227 - The delicate - The Underground Sistine Chapel by Pascal Boyart |  OpenSea

Thankfully, the project holds up in miniature. These are a far cry from the algorithmically arranged faces we’re used to seeing, with each character inheriting the perfectly sculpted and intriguingly posed bodies of Michelangelo’s original, only usually with some enjoyable modern twist. Standouts include Jesus Christ himself (which benefits compositionally from the crowd of onlookers surrounding him, as well as including a special animation), the boatman Charon (who is suitably menacing and largely faithful to the original), and a herald angel who appears to have swapped a horn for an iPad.

A small amount of animated zooming and vignetting on each NFT makes each piece feel sufficiently “Web3”, rather than just being a static image – though it does slightly detract from the viewability of the characters.

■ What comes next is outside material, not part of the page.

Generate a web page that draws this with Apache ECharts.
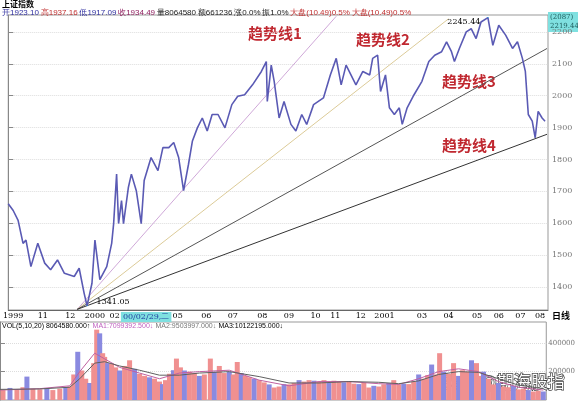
<!DOCTYPE html>
<html>
<head>
<meta charset="utf-8">
<script src="https://cdn.jsdelivr.net/npm/echarts@6/dist/echarts.min.js"></script>
<style>html,body{margin:0;padding:0;background:#fff}#c{width:578px;height:401px}</style>
</head>
<body>
<div id="c"></div>
<script>
// 价格走势 [横向位置, 指数]
var priceX = [0,5,10,15,18,23,30,37,43,50,57,67,72,77,80,85,88,93,100,105,107,110,112,115,117,122,125,130,135,138,145,152,157,163,168,173,178,183,187,192,197,202,207,213,220,227,233,240,248,257,262,263,267,270,275,280,287,292,298,303,310,320,327,333,338,343,353,360,367,370,375,378,383,387,392,397,400,405,412,420,427,433,440,445,450,453,458,465,470,475,480,487,492,498,505,512,517,522,525,528,532,535,538,542,545];
var priceY = [1661,1640,1609,1537,1547,1464,1537,1475,1454,1485,1443,1433,1459,1381,1341,1412,1547,1423,1464,1537,1599,1754,1599,1671,1599,1713,1754,1702,1599,1734,1806,1765,1837,1837,1853,1806,1702,1785,1858,1899,1930,1889,1941,1941,1899,1972,1998,2003,2034,2076,2107,1982,2096,2045,1930,1982,1910,1889,1941,1910,1972,1993,2065,2117,2034,2096,2034,2076,2065,2117,2127,2013,2065,1962,1941,1962,1910,1962,2003,2045,2107,2127,2138,2169,2138,2107,2148,2200,2210,2179,2231,2245,2158,2221,2190,2148,2169,2117,2076,1941,1920,1868,1951,1930,1920];
// 趋势线终点
var trendStart = [70, 1330];
var trendEnd = [[333, 2249], [447, 2241], [547, 2148], [547, 1879]];
var trendColor = ['#cfa8d8', '#dccb98', '#555555', '#333333'];
var trendName = ['趋势线1', '趋势线2', '趋势线3', '趋势线4'];
// 成交量
var volX = [3,10,17,23,27,33,40,47,53,60,66,70,74,78,82,86,90,94,97,100,103,105,108,112,116,120,125,130,135,140,145,150,155,160,163,166,170,174,177,181,185,190,195,200,205,211,215,220,225,230,234,238,242,246,250,255,260,265,270,275,280,285,290,295,300,305,310,315,320,325,330,335,340,345,350,355,360,365,370,375,380,385,390,395,400,405,410,415,420,425,429,433,437,441,445,450,455,460,464,468,473,478,482,485,490,495,500,505,510,515,520,525,530,535,540,545];
var volY = [70000,85000,75000,90000,165000,80000,75000,85000,70000,80000,90000,95000,180000,340000,208000,150000,120000,260000,496000,470000,330000,304000,260000,256000,230000,208000,240000,280000,220000,185000,170000,160000,150000,130000,112000,140000,185000,210000,292000,230000,208000,200000,190000,170000,180000,292000,200000,240000,190000,200000,180000,268000,190000,170000,160000,150000,140000,124000,110000,88000,95000,112000,110000,120000,140000,130000,140000,136000,130000,140000,120000,136000,130000,125000,130000,115000,112000,120000,88000,100000,95000,110000,120000,140000,110000,115000,112000,130000,180000,150000,175000,250000,180000,330000,200000,185000,260000,170000,210000,200000,280000,260000,170000,200000,150000,110000,120000,95000,90000,100000,75000,80000,70000,60000,65000,60000];
var volMa1X = [0,40,70,80,95,105,120,140,160,180,200,230,260,290,320,350,380,400,420,440,460,480,500,520,545];
var volMa1 = [70000,80000,100000,200000,330000,290000,230000,190000,150000,190000,200000,210000,140000,100000,130000,130000,115000,110000,150000,200000,220000,200000,130000,90000,70000];
var volMa2 = [75000,78000,90000,150000,260000,270000,240000,210000,175000,175000,190000,200000,165000,120000,120000,130000,125000,115000,135000,180000,200000,195000,150000,105000,80000];
var dateTickX = [5,35,63,88,108,140,172,201,228,258,285,312,332,358,382,420,447,476,498,520,540];
var dateTickText = ['1999','11','12','2000','02','00/02/29,二','05','06','07','08','09','10','11','12','2001','03','04','05','06','07','08'];
var priceTicks = [1400,1500,1600,1700,1800,1900,2000,2100,2200];
var volTicks = [200000, 400000];

var chart = echarts.init(document.getElementById('c'));
var serif = 'DejaVu Serif';

var priceData = [];
for (var i = 0; i < priceX.length; i++) priceData.push([priceX[i], priceY[i]]);
var volData = [];
for (var i = 0; i < volX.length; i++) {
    volData.push({value: [volX[i], volY[i]], itemStyle: {color: i % 3 == 1 ? '#8a8ae0' : '#f09090'}});
}
var ma1 = [], ma2 = [];
for (var i = 0; i < volMa1X.length; i++) {
    ma1.push([volMa1X[i], volMa1[i]]);
    ma2.push([volMa1X[i], volMa2[i]]);
}
var series = [];
for (var i = 0; i < trendEnd.length; i++) {
    series.push({
        type: 'line', data: [trendStart, trendEnd[i]], symbol: 'none', silent: true,
        lineStyle: {color: trendColor[i], width: 1}, z: 1
    });
}
series.push({
    type: 'line', data: priceData, symbol: 'none',
    lineStyle: {color: '#5a5ab4', width: 1.6}, z: 3,
    markPoint: {
        symbol: 'circle', symbolSize: 1,
        data: [
            {coord: [80, 1341], value: '1341.05', label: {show: true, position: 'right', offset: [4, -4], color: '#000', fontSize: 8, fontFamily: serif}},
            {coord: [487, 2245], value: '2245.44', label: {show: true, position: 'left', offset: [-2, 4], color: '#000', fontSize: 8, fontFamily: serif}}
        ]
    }
});
series.push({type: 'bar', xAxisIndex: 1, yAxisIndex: 1, data: volData, barWidth: 5});
series.push({type: 'line', xAxisIndex: 1, yAxisIndex: 1, data: ma1, symbol: 'none', lineStyle: {color: '#c060a0', width: 1}});
series.push({type: 'line', xAxisIndex: 1, yAxisIndex: 1, data: ma2, symbol: 'none', lineStyle: {color: '#606060', width: 1}});

var labels = [];
var labelPos = [[248, 26], [356, 32], [442, 74], [442, 138]];
for (var i = 0; i < trendName.length; i++) {
    labels.push({type: 'text', left: labelPos[i][0], top: labelPos[i][1],
        style: {text: trendName[i], fill: '#c02830', font: 'bold 15px "Noto Sans CJK SC"'}});
}

chart.setOption({
    animation: false,
    grid: [
        {left: 0, right: 30, top: 15, height: 295, show: true, borderColor: '#999'},
        {left: 0, right: 30, top: 322, bottom: 1, show: true, borderColor: '#999'}
    ],
    xAxis: [
        {type: 'value', gridIndex: 0, min: 0, max: 548, splitLine: {show: false},
            axisLine: {lineStyle: {color: '#666'}}, axisTick: {show: false},
            axisLabel: {customValues: dateTickX, margin: 2, fontSize: 8, fontFamily: serif, color: '#000',
                formatter: function (v) {
                    var k = dateTickX.indexOf(v);
                    if (k == 5) return '{h|' + dateTickText[k] + '}';
                    return k >= 0 ? dateTickText[k] : '';
                },
                rich: {h: {backgroundColor: '#7fe0e0', color: '#2040a0', fontSize: 8, fontFamily: serif, padding: [1, 2]}}}},
        {type: 'value', gridIndex: 1, min: 0, max: 548, show: false}
    ],
    yAxis: [
        {type: 'value', gridIndex: 0, position: 'right', min: 1328, max: 2253,
            axisLine: {show: true, lineStyle: {color: '#888'}},
            axisTick: {show: true, customValues: priceTicks, lineStyle: {color: '#888'}},
            axisLabel: {customValues: priceTicks, fontSize: 8, fontFamily: serif, color: '#777', margin: 4,
                formatter: function (v) { return String(v); }},
            splitLine: {show: true, lineStyle: {color: '#ddd', type: 'dotted'}}},
        {type: 'value', gridIndex: 1, position: 'right', min: 0, max: 550000,
            axisLine: {show: true, lineStyle: {color: '#888'}},
            axisTick: {show: true, customValues: volTicks},
            axisLabel: {customValues: volTicks, fontSize: 7, fontFamily: serif, color: '#777', margin: 2,
                formatter: function (v) { return String(v); }},
            splitLine: {show: true, lineStyle: {color: '#ddd', type: 'dotted'}}}
    ],
    series: series,
    graphic: labels.concat([
        {type: 'text', left: 2, top: 0, style: {text: '上证指数', fill: '#000', font: 'bold 8px "Noto Sans CJK SC"'}},
        {type: 'text', left: 2, top: 9, style: {
            text: '{a|开1923.10} {b|高1937.16} {a|低1917.09} {c|收1934.49} {d|量8064580} {d|额661236} {d|涨0.0%} {d|振1.0%} {b|大盘(10.49)0.5%} {b|大盘(10.49)0.5%}',
            rich: {a: {fill: '#3030a0', fontSize: 8}, b: {fill: '#c03030', fontSize: 8}, c: {fill: '#902060', fontSize: 8}, d: {fill: '#202020', fontSize: 8}},
            font: '8px "Noto Sans CJK SC"'}},
        {type: 'rect', left: 548, top: 12, shape: {width: 30, height: 20}, style: {fill: '#7fe0e0'}},
        {type: 'text', left: 550, top: 13, style: {text: '(2087)\n2219.44', fill: '#206060', font: '7px "DejaVu Serif"', lineHeight: 9}},
        {type: 'text', left: 552, top: 311, style: {text: '日线', fill: '#000', font: 'bold 9px "Noto Sans CJK SC"'}},
        {type: 'text', left: 2, top: 323, style: {
            text: '{d|VOL(5,10,20) 8064580.000↑} {m|MA1:7099392.500↓} {g|MA2:9503997.000↓} {d|MA3:10122195.000↓}',
            rich: {d: {fill: '#000', fontSize: 7}, m: {fill: '#c060c0', fontSize: 7}, g: {fill: '#777', fontSize: 7}},
            font: '7px "DejaVu Serif"'}},
        {type: 'text', left: 442, top: 372, style: {text: '头条 @期海股指', fill: '#fff', stroke: '#444', lineWidth: 1.5, font: '17px "Noto Sans CJK SC"'}}
    ])
});
</script>
</body>
</html>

And it must also be said that many of the NFTs consist of abstract and not immediately readable heads that suffer from not being able to portray the surrounding context. In such cases, all we can really witness are blobs of black and skin tones that don’t make for a particularly captivating image.

The Verdict

Boyart’s blending of a physical artwork with digital NFTs used both to fund the piece and prolong its lifespan could well serve as a template for other artists going forwards. But The Underground Sistine Chapel project doesn’t stand up purely thanks to its novelty. Its invocation of the world-famous original paired with modern references serves as a clever piece of satire, and while the full effect doesn’t quite make it through to the atomised NFTs, the pieces are always at the very least graphically arresting.